I would suggest that to have a truly strong computer network defense you
must continually
subject an architecture to attacks which are at the current cutting
edge(i.e. NOT SATAN!).
The most secure network environments that I have seen are commercial
organization under
constant attack due to perceived and/or real offenses against a hacker
supported community,
for example the environmental community.

For the US Government this requires a cutting edge "Red Team" i.e. offensive
capability.
The US has done this; a good example would be the publicized "Eligible
Receiver" Exercises
(crypt newsletter 55 - May 99). This also supports the assumption that the
offensive is
sharing with the defensive. However, as an aside I don't believe it has
helped the DOD
Infosec posture at all.

>> The US government has long been under attack by well known individuals
who
>> have decided to wage their version of cyber-warfare on it's own soil.
What

>Who are these individuals?
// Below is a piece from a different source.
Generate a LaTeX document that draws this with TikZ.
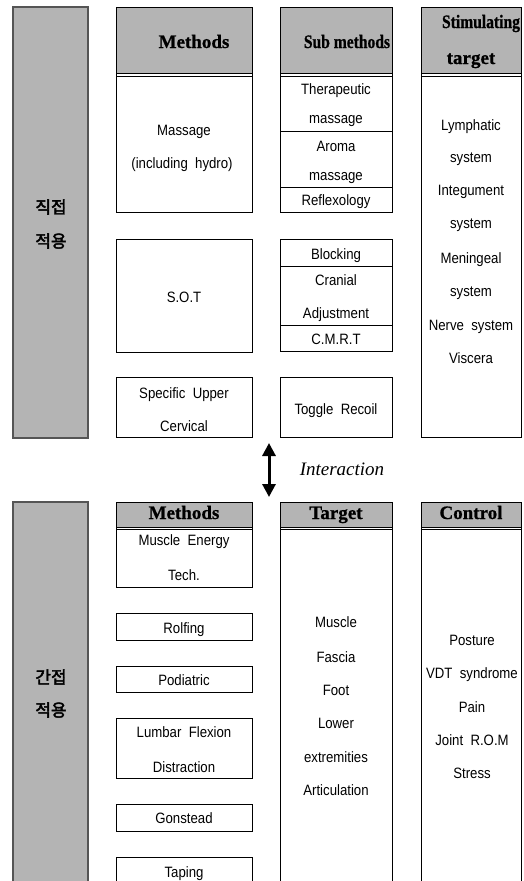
\documentclass[tikz,border=0pt]{standalone}
\usepackage{fontspec}
\setmainfont{Liberation Sans}
\newfontfamily\bodyf{Liberation Sans}[FakeStretch=0.88]
\newfontfamily\headf{Liberation Serif}[BoldFeatures={FakeBold=0.8}]
\newfontfamily\headnarrow{Liberation Serif}[FakeStretch=0.82, BoldFeatures={FakeBold=0.8}]
\newfontfamily\kof{Noto Sans CJK KR}[FakeBold=2.5]
\usetikzlibrary{arrows.meta}
\definecolor{panelgray}{RGB}{180,180,180}
\definecolor{sideline}{RGB}{85,85,85}
\tikzset{
  outline/.style={draw=black, line width=0.8pt},
  headfill/.style={fill=panelgray},
  sidecol/.style={fill=panelgray, draw=sideline, line width=1.1pt},
  txt/.style={font=\bodyf\fontsize{15}{17}\selectfont, anchor=base, inner sep=0pt},
  head/.style={font=\headf\bfseries\fontsize{19}{21}\selectfont, anchor=base, inner sep=0pt},
  headn/.style={font=\headnarrow\bfseries\fontsize{19}{21}\selectfont, anchor=base, inner sep=0pt},
  kor/.style={font=\kof\fontsize{17}{19}\selectfont, anchor=center, inner sep=0pt},
}
\begin{document}
\begin{tikzpicture}[x=1pt, y=-1pt]
\useasboundingbox (0,0) rectangle (523,881);
\fill[white] (0,0) rectangle (523,881);

% ---------- direct application ----------
\draw[sidecol] (13,7) rectangle (88,438);
\node[kor] (dA) at (51,207) {직접};
\node[kor] (dB) at (51,241) {적용};

% Methods column
\fill[headfill] (116,7) rectangle (252,73);
\draw[outline] (116,7) rectangle (252,212);
\draw[outline] (116,73) -- (252,73) (116,76) -- (252,76);
\node[head] (hMeth) at (194,48) {Methods};
\node[txt] (massA) at (184,135) {Massage};
\node[txt] (massB) at (182,168) {(including\ \ hydro)};

\draw[outline] (116,239) rectangle (252,352);
\node[txt] (sot) at (184,302) {S.O.T};

\draw[outline] (116,377) rectangle (252,437);
\node[txt] (sucA) at (184,398) {Specific\ \ Upper};
\node[txt] (sucB) at (184,431) {Cervical};

% Sub methods column
\fill[headfill] (280,7) rectangle (392,73);
\draw[outline] (280,7) rectangle (392,212);
\draw[outline] (280,73) -- (392,73) (280,76) -- (392,76)
  (280,131) -- (392,131) (280,187) -- (392,187);
\node[headn] (hSub) at (347,48) {Sub methods};
\node[txt] (thA) at (336,94) {Therapeutic};
\node[txt] (thB) at (336,123) {massage};
\node[txt] (arA) at (336,151) {Aroma};
\node[txt] (arB) at (336,180) {massage};
\node[txt] (refl) at (336,205) {Reflexology};

\draw[outline] (280,239) rectangle (392,351);
\draw[outline] (280,266) -- (392,266) (280,325) -- (392,325);
\node[txt] (blk) at (336,259) {Blocking};
\node[txt] (crA) at (336,285) {Cranial};
\node[txt] (crB) at (336,318) {Adjustment};
\node[txt] (cmrt) at (336,344) {C.M.R.T};

\draw[outline] (280,377) rectangle (392,437);
\node[txt] (tog) at (336,414) {Toggle\ \ Recoil};

% Stimulating target column
\fill[headfill] (421,7) rectangle (521,73);
\draw[outline] (421,7) rectangle (521,437);
\draw[outline] (421,73) -- (521,73) (421,76) -- (521,76);
\node[headn] (hStA) at (481,28) {Stimulating};
\node[head] (hStB) at (471,64) {target};
\node[txt] (st1) at (471,130) {Lymphatic};
\node[txt] (st2) at (471,162) {system};
\node[txt] (st3) at (471,195) {Integument};
\node[txt] (st4) at (471,228) {system};
\node[txt] (st5) at (471,263) {Meningeal};
\node[txt] (st6) at (471,296) {system};
\node[txt] (st7) at (471,330) {Nerve\ \ system};
\node[txt] (st8) at (471,363) {Viscera};

% ---------- interaction ----------
\coordinate (arrTop) at (269,443);
\coordinate (arrBot) at (269,497);
\draw[line width=3pt, {Triangle[width=13pt,length=13pt]}-{Triangle[width=13pt,length=13pt]}]
  (arrTop) -- (arrBot);
\node[font=\headf\itshape\fontsize{19}{21}\selectfont, anchor=base, inner sep=0pt]
  (inter) at (342,475) {Interaction};

% ---------- indirect application ----------
\draw[sidecol] (13,502) rectangle (88,895);
\node[kor] (iA) at (51,677) {간접};
\node[kor] (iB) at (51,710) {적용};

% Methods
\fill[headfill] (116,502) rectangle (252,527);
\draw[outline] (116,502) rectangle (252,587);
\draw[outline] (116,527) -- (252,527) (116,529.5) -- (252,529.5);
\node[head] (hMethB) at (184,519) {Methods};
\node[txt] (meA) at (184,545) {Muscle\ \ Energy};
\node[txt] (meB) at (184,580) {Tech.};

\draw[outline] (116,613) rectangle (252,640);
\node[txt] (rolf) at (184,633) {Rolfing};
\draw[outline] (116,666) rectangle (252,692);
\node[txt] (pod) at (184,685) {Podiatric};
\draw[outline] (116,718) rectangle (252,778);
\node[txt] (lfA) at (184,737) {Lumbar\ \ Flexion};
\node[txt] (lfB) at (184,772) {Distraction};
\draw[outline] (116,804) rectangle (252,831);
\node[txt] (gon) at (184,823) {Gonstead};
\draw[outline] (116,895) -- (116,857) -- (252,857) -- (252,895);
\node[txt] (tap) at (184,877) {Taping};

% Target
\fill[headfill] (280,502) rectangle (392,527);
\draw[outline] (280,895) -- (280,502) -- (392,502) -- (392,895);
\draw[outline] (280,527) -- (392,527) (280,529.5) -- (392,529.5);
\node[head] (hTar) at (336,519) {Target};
\node[txt] (t1) at (336,627) {Muscle};
\node[txt] (t2) at (336,662) {Fascia};
\node[txt] (t3) at (336,695) {Foot};
\node[txt] (t4) at (336,728) {Lower};
\node[txt] (t5) at (336,762) {extremities};
\node[txt] (t6) at (336,795) {Articulation};

% Control
\fill[headfill] (421,502) rectangle (521,527);
\draw[outline] (421,895) -- (421,502) -- (521,502) -- (521,895);
\draw[outline] (421,527) -- (521,527) (421,529.5) -- (521,529.5);
\node[head] (hCon) at (471,519) {Control};
\node[txt] (c1) at (472,645) {Posture};
\node[txt] (c2) at (472,678) {VDT\ \ syndrome};
\node[txt] (c3) at (472,712) {Pain};
\node[txt] (c4) at (472,745) {Joint\ \ R.O.M};
\node[txt] (c5) at (472,778) {Stress};
\end{tikzpicture}
\end{document}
What specific evidence do you have? Can you
>point us to stories, examples, references, personal experience?

MOD & Global Hell government web attacks in May 99(CNN), CDC & LOD script
kiddie tools,
the recent Australian Exchange attack via a DOD box, Many discussions in
2600 referencing
NIPRNET & SIPRNET, etc... Every hacker on the block wants a .mil or .gov!

>> There are lots of threads on the defensive issue, unversities are the
>> greatest ones for these, they are the ones currently researching into the
>> defensive measure. You can't find an IDS system out there without
realizing
>> that it was partialially or totally developed by students.

>In my experience, universities are and have long been the last to come
>to this issue, they are doing it poorly, few substantial research
>results have come out of universities, and they are always way behind
>the results from other sectors in this field.  I can't find an IDS
>system out there that came from a university.  Can you identify one in
>real-world use?

I have no information relating to IDS' at universities, however the majority
of useful UNIX security tools are developed at university research centers
such
as COAST at Purdue. Tripwire, swatch, tiger, etc...

>I guess we must see things very differently, but I invite you to prove
>these beliefs of mine wrong with some facts.